I spent several years working on the data processing system for the Chandra X-ray observatory.  Even though our data came from a single instrument, and was processed by software written by a single organization, building a hardware/software reduction system that really handled all the things that could go wrong was a *tremendous* amount of work, and, ultimately, some manual intervention was still required.

Tom

 

MZK
MZK's picture
A good night in the queue!

VPhot Users:

WOW, today was a great night in the queue!  

Images uploaded. OK means plate solved; Fault otherwise

User           OK        Fault      Total

Total           1252          1           1253

One failed plate solve out of 1253 images. Thanks for your care.

Ken

PS: George previously created a metric that lets us see how the queue has run and also allows us to see who might be having problems (not shown) so we can help them as needed.

 

Lew Cook
Lew Cook's picture
Who gets the blame when LOTS of bad images get sent?

I participate in several networks of telescopes where they automatically send in images as they are taken. Occasionally, sometimes clouds roll in and the roof may or may not close. Image taking continues. Blank images are sometimes sent in, occsionally a few, as in the case of passing clouds and sometimes dozens! Do I need to do something different or should VPhot? Should the telescope proprietor?

Any advice or recommendations would be appreciated.

Lew

MZK
MZK's picture
No Blame!

Hi Lew:

NO ONE GETS THE BLAME! (Yes, the responsibility but not the blame.)

I will take responsibility (the blame?) for causing your concern.  As I mentioned in my earlier post - "request that new users or regular users who are using new scope/ccd systems either plate-solve their images locally before uploading to VPhot or at least test one image of each image set BEFORE they upload hundreds of images." The "test" is a good practice if you often have problems with your images since you cannot use your images and have wasted your time taking them!

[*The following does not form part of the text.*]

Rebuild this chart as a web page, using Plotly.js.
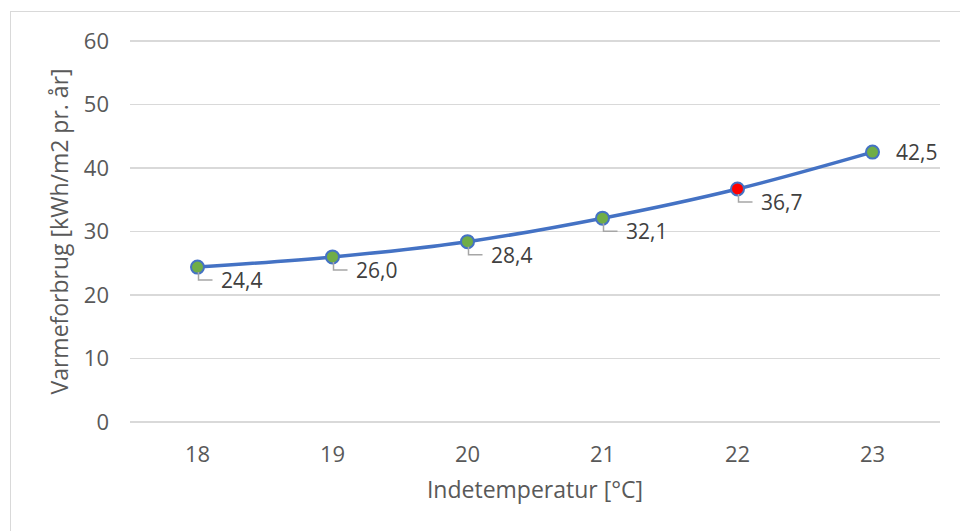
<!DOCTYPE html>
<html>
<head>
<meta charset="utf-8">
<script src="https://cdn.plot.ly/plotly-3.0.1.min.js"></script>
<style>
html,body{margin:0;padding:0;overflow:hidden;background:#fff;}
#chart{position:absolute;left:0;top:0;width:960px;height:531px;}
#frame{position:absolute;left:10px;top:11px;width:1000px;height:600px;border:1px solid #d9d9d9;pointer-events:none;}
</style>
</head>
<body>
<div id="chart"></div>
<div id="frame"></div>
<script>
const temperatures = [18, 19, 20, 21, 22, 23];
const heatUse = [24.4, 26.0, 28.4, 32.1, 36.7, 42.5];
const labels = ["24,4", "26,0", "28,4", "32,1", "36,7", "42,5"];
const markerFills = ["#70AD47", "#70AD47", "#70AD47", "#70AD47", "#FF0000", "#70AD47"];
const yTicks = [0, 10, 20, 30, 40, 50, 60];

const FONT = "Open Sans, Liberation Sans, sans-serif";

const trace = {
  x: temperatures,
  y: heatUse,
  type: "scatter",
  mode: "lines+markers",
  line: {shape: "spline", smoothing: 1, color: "#4472C4", width: 3.5},
  marker: {size: 13, color: markerFills, line: {color: "#4472C4", width: 2}},
  hoverinfo: "none",
  showlegend: false
};

const annotations = [];
const shapes = [];
temperatures.forEach((t, i) => {
  const last = i === temperatures.length - 1;
  annotations.push({
    x: t, y: heatUse[i], xref: "x", yref: "y",
    text: labels[i], showarrow: false,
    xanchor: "left", yanchor: "middle",
    xshift: 21, yshift: last ? 0 : -13,
    font: {family: FONT, size: 21, color: "#404040"}
  });
  if (!last) {
    shapes.push({
      type: "path", xref: "x", yref: "y",
      xsizemode: "pixel", ysizemode: "pixel",
      xanchor: t, yanchor: heatUse[i],
      path: "M1,-5 L1,-13 L15,-13",
      line: {color: "#A6A6A6", width: 1.5}
    });
  }
});

const layout = {
  width: 960, height: 531,
  margin: {l: 130, r: 20, t: 39, b: 107},
  paper_bgcolor: "rgba(0,0,0,0)",
  plot_bgcolor: "#ffffff",
  font: {family: FONT, color: "#595959", size: 22},
  xaxis: {
    range: [17.5, 23.5],
    tickvals: temperatures,
    ticktext: temperatures.map(String),
    showgrid: false, zeroline: false,
    showline: false, ticks: "",
    ticklabelstandoff: 15,
    tickfont: {family: FONT, size: 22, color: "#595959"},
    title: {text: "Indetemperatur [°C]", font: {family: FONT, size: 23, color: "#595959"}, standoff: 14}
  },
  yaxis: {
    range: [-0.3, 60.3],
    tickvals: yTicks,
    showgrid: true, gridcolor: "#d9d9d9", gridwidth: 1.3,
    zeroline: false, showline: false, ticks: "",
    ticklabelstandoff: 20,
    tickfont: {family: FONT, size: 22, color: "#595959"},
    title: {text: "Varmeforbrug [kWh/m2 pr. år]", font: {family: FONT, size: 23, color: "#595959"}, standoff: 8}
  },
  annotations: annotations,
  shapes: shapes
};

Plotly.newPlot("chart", [trace], layout, {staticPlot: true, displayModeBar: false});
</script>
</body>
</html>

You (and most observers) do not fit into either of these categories. I do not expect that you change your normal upload procedure to prevent some images from slowing the queue occasionally, even if it's a bunch once in a while. Everyone is subject to infrequent cloud interference (or other problems) but not that often because imaging during those conditions is a waste of time and $$.  VPhot is efficient enough that it still gets reduction done in a reasonable period of time. The system has not frozen in quite a while. Has anyone noticed? This is especially true as a result of George Silvis' programming efforts over the past four months.

If the VPhot queue always gets slowed to a crawl, we will modify the code to correct that problem as Mike L. has urged. However, that is not the case! That does not mean that I do not get annoyed sometimes with its speed (or lack thereof) and open my mouth (and insert foot!) about it and ask for more care on the part of observers. I use this as a reminder and a teaching tool. I sometimes email the specific user and ask if I can help resolve their difficulty.  IF anyone is to blame it is ME.

SO, thank you for being concerned but do not beat yourself up about it. Life is too short.